INDUSTRIAL PRODUCTION
      Monday, Dec. 15, 9:15 a.m. EST -- Industrial output likely increased a strong 
      0.6% in November, on top of a 0.5% jump in October. That's the median forecast 
      of economists surveyed by MMS International, one of The McGraw-Hill Companies. 
      The average operating rate for industry probably edged up to 84.5%, from 84.3% 
      in October.
      
      HOUSING STARTS
      Tuesday, Dec. 16, 8:30 a.m. EST -- Housing starts probably fell slightly to an 
      annual rate of 1.49 million in November. In October, starts unexpectedly rose 
      1.4%, to a 1.53 million pace. Strong job growth and income gains are fueling 
      housing demand.
      
      CONSUMER PRICE INDEX
      Tuesday, Dec. 16, 8:30 a.m. EST -- Consumer prices for all goods and services 
      likely increased 0.2% in November, the same gain posted in October. Similarly, 
      core prices, which exclude food and energy, likely rose 0.2% in November, the 
      same as in October.
      
      FOMC MEETING
      Tuesday, Dec. 16 -- The Federal Reserve's Federal Open Market Committee will 
      likely hold short-term interest rates steady.
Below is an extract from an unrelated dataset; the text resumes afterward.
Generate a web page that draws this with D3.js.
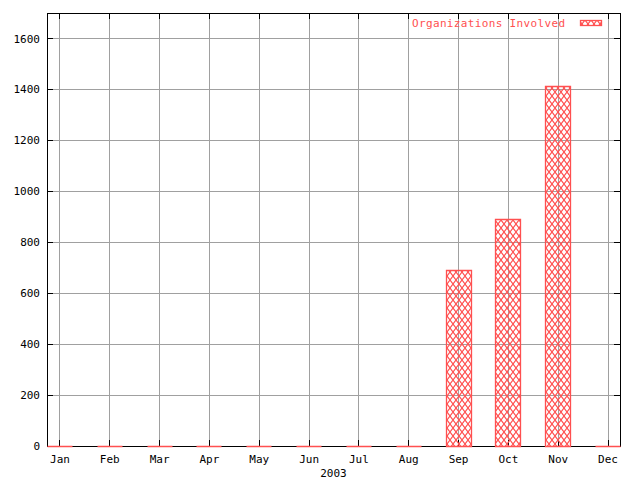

Unlike the unanimous MMS survey 
      before the Nov. 12 meeting, however, the forecast for no rate hike is divided. 
      At least one economist expects the Fed to raise the federal funds rate by a 
      quarter point, to 5.75%.
      
      INTERNATIONAL TRADE
      Thursday, Dec. 18, 8:30 a.m. EST -- The trade deficit was likely little changed 
      in October, from September's $11.1 billion gap. Both exports and imports 
      probably rose slightly. In September, exports fell 0.7%, while imports 
      increased 1.2%. Trade has been a drag on growth even before the Asian crisis 
      threatened to curtail U.S. exports, and it will likely hurt growth in 1998.
      
      FEDERAL BUDGET
      Thursday, Dec. 18, 2 p.m. EST -- The Treasury Dept. is likely to report a 
      budget deficit of $27.9 billion for November, says the MMS survey. That's $10 
      billion less than the gap of November, 1996.